- Theatrical release poster
- Directed by: Madhav Shinde
- Screenplay by: G. R. Kamat
- Story by: Mahadevshastri Joshi
- Produced by: Madhav Shinde
- Starring: Usha Kiran; Suryakant; Raja Gosavi; Dada Salvi; Indira Chitnis;
- Cinematography: Vasant Shinde
- Edited by: Gangaram Mathaphode
- Music by: Vasant Prabhu
- Production company: Surel Chitra
- Release date: 24 May 1960;
- Running time: 138 minutes
- Country: India
- Language: Marathi

= Kanyadaan (1960 film) =

Kanyadaan is a 1960 Indian Marathi-language social drama film directed and produced by Madhav Shinde. The film stars Usha Kiran, Suryakant, Raja Gosavi and Dada Salvi in lead roles.

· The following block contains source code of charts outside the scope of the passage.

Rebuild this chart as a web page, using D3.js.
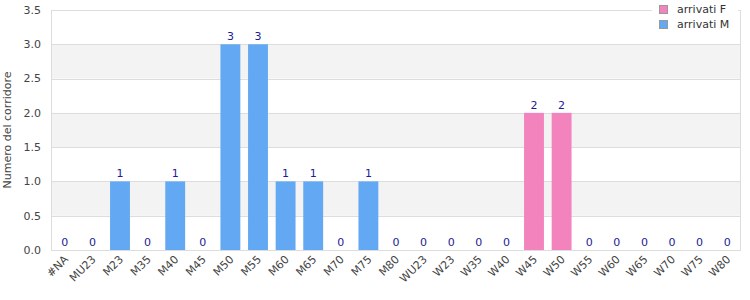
<!DOCTYPE html>
<html>
<head>
<meta charset="utf-8">
<script src="https://cdn.jsdelivr.net/npm/d3@7"></script>
<style>
  body { margin: 0; background: #fff; }
  text { font-family: "DejaVu Sans", sans-serif; }
</style>
</head>
<body>
<script>
const categories = ["#NA", "MU23", "M23", "M35", "M40", "M45", "M50", "M55", "M60", "M65", "M70", "M75", "M80",
  "WU23", "W23", "W35", "W40", "W45", "W50", "W55", "W60", "W65", "W70", "W75", "W80"];
const arrivatiM = [0, 0, 1, 0, 1, 0, 3, 3, 1, 1, 0, 1, 0, 0, 0, 0, 0, 0, 0, 0, 0, 0, 0, 0, 0];
const arrivatiF = [0, 0, 0, 0, 0, 0, 0, 0, 0, 0, 0, 0, 0, 0, 0, 0, 0, 2, 2, 0, 0, 0, 0, 0, 0];
const yTicks = [0, 0.5, 1, 1.5, 2, 2.5, 3, 3.5];
const seriesNames = ["arrivati F", "arrivati M"];
const colors = { "arrivati F": "#f283bd", "arrivati M": "#62a8f2" };

const margin = { top: 10, right: 9, bottom: 50, left: 51 };
const width = 750 - margin.left - margin.right;
const height = 300 - margin.top - margin.bottom;

const svg = d3.select("body").append("svg").attr("width", 750).attr("height", 300);
const g = svg.append("g").attr("transform", `translate(${margin.left},${margin.top})`);

const x = d3.scaleBand().domain(categories).range([0, width]).paddingInner(0.28).paddingOuter(0.14);
const y = d3.scaleLinear().domain([0, 3.5]).range([height, 0]);

// alternating bands
const bands = yTicks.slice(0, -1).map((v, i) => [v, yTicks[i + 1]]).filter((d, i) => i % 2 === 1);
g.selectAll("rect.band").data(bands).enter().append("rect")
  .attr("x", 0).attr("width", width)
  .attr("y", (d) => y(d[1])).attr("height", (d) => y(d[0]) - y(d[1]))
  .attr("fill", "#f3f3f3");

// grid lines
g.selectAll("line.grid").data(yTicks).enter().append("line")
  .attr("x1", 0).attr("x2", width)
  .attr("y1", (d) => Math.round(y(d)) + 0.5).attr("y2", (d) => Math.round(y(d)) + 0.5)
  .attr("stroke", "#ddd");
g.append("line").attr("x1", 0.5).attr("x2", 0.5).attr("y1", 0).attr("y2", height).attr("stroke", "#ddd");
g.append("line").attr("x1", width - 0.5).attr("x2", width - 0.5).attr("y1", 0).attr("y2", height).attr("stroke", "#ddd");

// stacked bars
const table = categories.map((c, i) => ({ cat: c, "arrivati M": arrivatiM[i], "arrivati F": arrivatiF[i] }));
const stacked = d3.stack().keys(["arrivati M", "arrivati F"])(table);
stacked.forEach((s) => {
  g.selectAll(null).data(s.filter((d) => d[1] > d[0])).enter().append("rect")
    .attr("x", (d) => x(d.data.cat))
    .attr("width", x.bandwidth())
    .attr("y", (d) => y(d[1]))
    .attr("height", (d) => y(d[0]) - y(d[1]))
    .attr("fill", colors[s.key]);
});

// value labels
g.selectAll("text.val").data(table).enter().append("text")
  .attr("x", (d) => x(d.cat) + x.bandwidth() / 2)
  .attr("y", (d) => y(d["arrivati M"] + d["arrivati F"]) - 4)
  .attr("text-anchor", "middle")
  .attr("font-size", "11px")
  .attr("fill", "#1c1c96")
  .text((d) => d["arrivati M"] + d["arrivati F"]);

// y axis labels
g.selectAll("text.ytick").data(yTicks).enter().append("text")
  .attr("x", -10).attr("y", (d) => y(d)).attr("dy", "0.35em")
  .attr("text-anchor", "end").attr("font-size", "11px").attr("fill", "#444")
  .text((d) => d.toFixed(1));

// x axis labels
g.selectAll("text.xtick").data(categories).enter().append("text")
  .attr("transform", (d) => `translate(${x(d) + x.bandwidth() / 2 + 4},${height + 10}) rotate(-45)`)
  .attr("text-anchor", "end").attr("font-size", "11px").attr("fill", "#444")
  .text((d) => d);

svg.append("text")
  .attr("transform", `translate(11,${margin.top + height / 2}) rotate(-90)`)
  .attr("text-anchor", "middle").attr("font-size", "11px").attr("fill", "#444")
  .text("Numero del corridore");

// legend
const legend = svg.append("g");
legend.append("rect").attr("x", 652).attr("y", 0).attr("width", 86).attr("height", 33).attr("fill", "#fff");
seriesNames.forEach((name, i) => {
  legend.append("rect").attr("x", 659.5).attr("y", 5.5 + i * 15).attr("width", 8).attr("height", 8)
    .attr("fill", colors[name]).attr("stroke", "#999");
  legend.append("text").attr("x", 677).attr("y", 9.5 + i * 15).attr("dy", "0.35em")
    .attr("font-size", "11px").attr("fill", "#333").text(name);
});
</script>
</body>
</html>
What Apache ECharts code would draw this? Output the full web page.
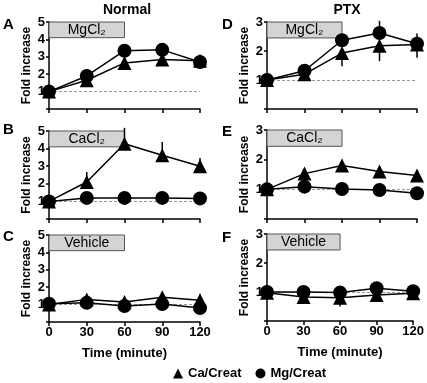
<!DOCTYPE html>
<html><head><meta charset="utf-8">
<script src="https://cdn.jsdelivr.net/npm/echarts@6/dist/echarts.min.js"></script>
<style>html,body{margin:0;padding:0;background:#fff}#c{width:427px;height:383px}</style>
</head><body><div id="c"></div>
<script>
const times = [0, 30, 60, 90, 120];
const panelLetters = ['A','B','C','D','E','F'];
const columnTitles = ['Normal','PTX'];
const boxLabels = ['MgCl₂','CaCl₂','Vehicle','MgCl₂','CaCl₂','Vehicle'];
const seriesNames = ['Ca/Creat','Mg/Creat'];

// Ca/Creat (triangles)
const caA = [1.0, 1.65, 2.65, 2.85, 2.78];
const caB = [1.0, 2.1, 4.28, 3.62, 3.0];
const caC = [1.0, 1.3, 1.15, 1.42, 1.25];
const caD = [1.0, 1.2, 1.93, 2.18, 2.22];
const caE = [1.0, 1.53, 1.8, 1.6, 1.47];
const caF = [0.97, 0.83, 0.8, 0.9, 0.96];
// Mg/Creat (circles)
const mgA = [1.0, 1.9, 3.35, 3.4, 2.7];
const mgB = [1.0, 1.2, 1.2, 1.2, 1.17];
const mgC = [1.05, 1.1, 0.92, 1.03, 0.8];
const mgD = [1.0, 1.32, 2.37, 2.62, 2.25];
const mgE = [1.0, 1.09, 1.01, 0.98, 0.87];
const mgF = [1.0, 1.0, 0.98, 1.13, 1.03];
// error bars (signed: + drawn up, - drawn down)
const caErrA = [0, 0.1, 0.25, 0.2, 0.3];
const caErrB = [0, 0.57, 0.9, 0.76, 0.47];
const caErrC = [0, 0.1, 0.1, 0.2, 0.35];
const caErrD = [0, 0, -0.46, -0.53, -0.45];
const caErrE = [0, 0.08, 0.2, 0.1, 0.1];
const caErrF = [0, -0.15, -0.3, -0.1, 0];
const mgErrA = [0, 0, 0, 0, 0];
const mgErrB = [0, 0, 0, 0, 0];
const mgErrC = [0, 0, 0, 0, 0];
const mgErrD = [0, 0, 0, 0.42, 0.35];
const mgErrE = [0, 0, 0, 0, 0];
const mgErrF = [0, 0, 0, 0, 0];
const yMaxLeft = 5, yMaxRight = 3;
const boxBottomLeft = 4.1, boxBottomRight = 2.45;

const caAll = [caA, caB, caC, caD, caE, caF];
const mgAll = [mgA, mgB, mgC, mgD, mgE, mgF];
const caErrAll = [caErrA, caErrB, caErrC, caErrD, caErrE, caErrF];
const mgErrAll = [mgErrA, mgErrB, mgErrC, mgErrD, mgErrE, mgErrF];

const FONT = 'Liberation Sans';
const grids = [
  {left: 49, top: 22, width: 151, height: 87},
  {left: 49, top: 131, width: 151, height: 88},
  {left: 49, top: 235, width: 151, height: 87},
  {left: 267, top: 22, width: 150, height: 87},
  {left: 267, top: 130, width: 150, height: 89},
  {left: 267, top: 234, width: 150, height: 87}
];

const xAxis = [], yAxis = [], series = [];
grids.forEach((g, i) => {
  const right = i >= 3;
  const bottom = (i % 3) === 2;
  const ymax = right ? yMaxRight : yMaxLeft;
  xAxis.push({
    type: 'value', gridIndex: i, min: 0, max: 120, interval: 30,
    axisLine: {lineStyle: {color: '#000', width: 1.5}},
    axisTick: {show: true, inside: false, length: 4, lineStyle: {color: '#000', width: 1.5}},
    axisLabel: {show: bottom, color: '#000', fontFamily: FONT, fontWeight: 'bold', fontSize: 13, margin: 4},
    splitLine: {show: false},
    name: bottom ? 'Time (minute)' : '', nameLocation: 'middle', nameGap: 25,
    nameTextStyle: {color: '#000', fontFamily: FONT, fontWeight: 'bold', fontSize: 13}
  });
  yAxis.push({
    type: 'value', gridIndex: i, min: 0, max: ymax, interval: 1,
    axisLine: {show: true, lineStyle: {color: '#000', width: 1.5}},
    axisTick: {show: true, length: 3, lineStyle: {color: '#000', width: 1.5}},
    axisLabel: {color: '#000', fontFamily: FONT, fontWeight: 'bold', fontSize: 13, margin: 4,
      formatter: v => v === 0 ? '' : String(v)},
    splitLine: {show: false},
    name: 'Fold increase', nameLocation: 'middle', nameGap: 16, nameRotate: 90,
    nameTextStyle: {color: '#000', fontFamily: FONT, fontWeight: 'bold', fontSize: 12}
  });
  const boxBottom = right ? boxBottomRight : boxBottomLeft;
  series.push({
    name: seriesNames[0], type: 'line', xAxisIndex: i, yAxisIndex: i,
    data: times.map((t, k) => [t, caAll[i][k]]),
    symbol: 'triangle', symbolSize: 14, z: 3,
    lineStyle: {color: '#000', width: 1.5}, itemStyle: {color: '#000'},
    animation: false,
    markLine: {silent: true, symbol: 'none', label: {show: false},
      lineStyle: {color: '#999', type: [3, 2], width: 1}, data: [{yAxis: 1}], z: 1},
    markArea: {silent: true, z: 1,
      itemStyle: {color: '#d4d4d4', borderColor: '#555', borderWidth: 1},
      label: {show: true, position: 'inside', color: '#000', fontFamily: FONT, fontSize: 14},
      data: [[{coord: [0, ymax], name: boxLabels[i]}, {coord: [60, boxBottom]}]]}
  });
  series.push({
    name: seriesNames[1], type: 'line', xAxisIndex: i, yAxisIndex: i,
    data: times.map((t, k) => [t, mgAll[i][k]]),
    symbol: 'circle', symbolSize: 14, z: 4,
    lineStyle: {color: '#000', width: 1.5}, itemStyle: {color: '#000'},
    animation: false
  });
  const errData = [];
  times.forEach((t, k) => {
    if (caErrAll[i][k]) errData.push([t, caAll[i][k], caErrAll[i][k]]);
    if (mgErrAll[i][k]) errData.push([t, mgAll[i][k], mgErrAll[i][k]]);
  });
  series.push({
    type: 'custom', xAxisIndex: i, yAxisIndex: i, z: 2, animation: false,
    data: errData,
    renderItem: (params, api) => {
      const x = api.value(0), y = api.value(1), e = api.value(2);
      const p0 = api.coord([x, y]), p1 = api.coord([x, y + e]);
      return {type: 'line', shape: {x1: p0[0], y1: p0[1], x2: p1[0], y2: p1[1]},
        style: {stroke: '#000', lineWidth: 1.5}};
    }
  });
});

const graphic = [];
const letterPos = [[3, 17], [3, 122], [3, 229], [222, 17], [222, 124], [222, 230]];
panelLetters.forEach((L, i) => graphic.push({type: 'text', left: letterPos[i][0], top: letterPos[i][1],
  style: {text: L, fill: '#000', font: 'bold 15px "Liberation Sans"'}}));

const option = {
  animation: false,
  backgroundColor: '#fff',
  title: [
    {text: columnTitles[0], left: 122, top: -2, textAlign: 'center',
      textStyle: {fontFamily: FONT, fontWeight: 'bold', fontSize: 14, color: '#000'}},
    {text: columnTitles[1], left: 342, top: -2, textAlign: 'center',
      textStyle: {fontFamily: FONT, fontWeight: 'bold', fontSize: 14, color: '#000'}}
  ],
  legend: {
    left: 168, top: 362, itemWidth: 10, itemHeight: 10, itemGap: 14,
    textStyle: {fontFamily: FONT, fontWeight: 'bold', fontSize: 13, color: '#000'},
    data: [{name: seriesNames[0], icon: 'triangle'}, {name: seriesNames[1], icon: 'circle'}],
    selectedMode: false
  },
  grid: grids,
  xAxis, yAxis, series, graphic
};
const chart = echarts.init(document.getElementById('c'), null, {renderer: 'canvas'});
chart.setOption(option);
</script></body></html>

At the 8th National Film Awards, The film won National Film Award for Best Feature Film in Marathi.

== Plot ==
The film follows a widowed young woman whose father-in-law supports her decision to remarry. However, his wife and other members of society oppose the marriage because of traditional beliefs. The story centres on the family's struggle between social customs and the widow's right to begin a new life.

== Cast ==
- Usha Kiran as Sumitra
- Dada Salvi as Dadasaheb Inamdar
- Raja Gosavi as Kumar Inamdar
- Suryakant as Sumitra's second husband
- Indira Chitnis as Madarinbai Inamdar
- Vasant Shinde as Balwanta Diwanji
- Neelam
- Vishnupant Jog
- Sardarbhai
- Dr. Ranade
- Baby Chitra
- Baby Rekha
- Baby Ujjwal

== Soundtrack ==

Track listing
| No. | Title | Singer (s) | Length |
|---|---|---|---|
| 1. | "Lek Ladki Hya Gharchi" | Lata Mangeshkar | 2:40 |
| 2. | "Mansicha Chitrakar Toh" | Hridaynath Mangeshkar | 3:51 |
| 3. | "Jay Devi Mangala Gauri" | Lata Mangeshkar | 3:29 |
| 4. | "Kokil Kuhu Kuhu Bole" | Lata Mangeshkar | 3:24 |
| 5. | "Tu Asta Tar" | Lata Mangeshkar | 3:11 |
| 6. | "Majhiya Nayananchya Kondani" | Lata Mangeshkar | 3:18 |
| Total length: |  |  | 19:18 |

== Reception ==
The film was a critically and publicly acclaimed Marathi film that achieved a silver-jubilee theatrical run. It won the President's Silver Medal for Best Feature Film in Marathi at the 8th National Film Awards.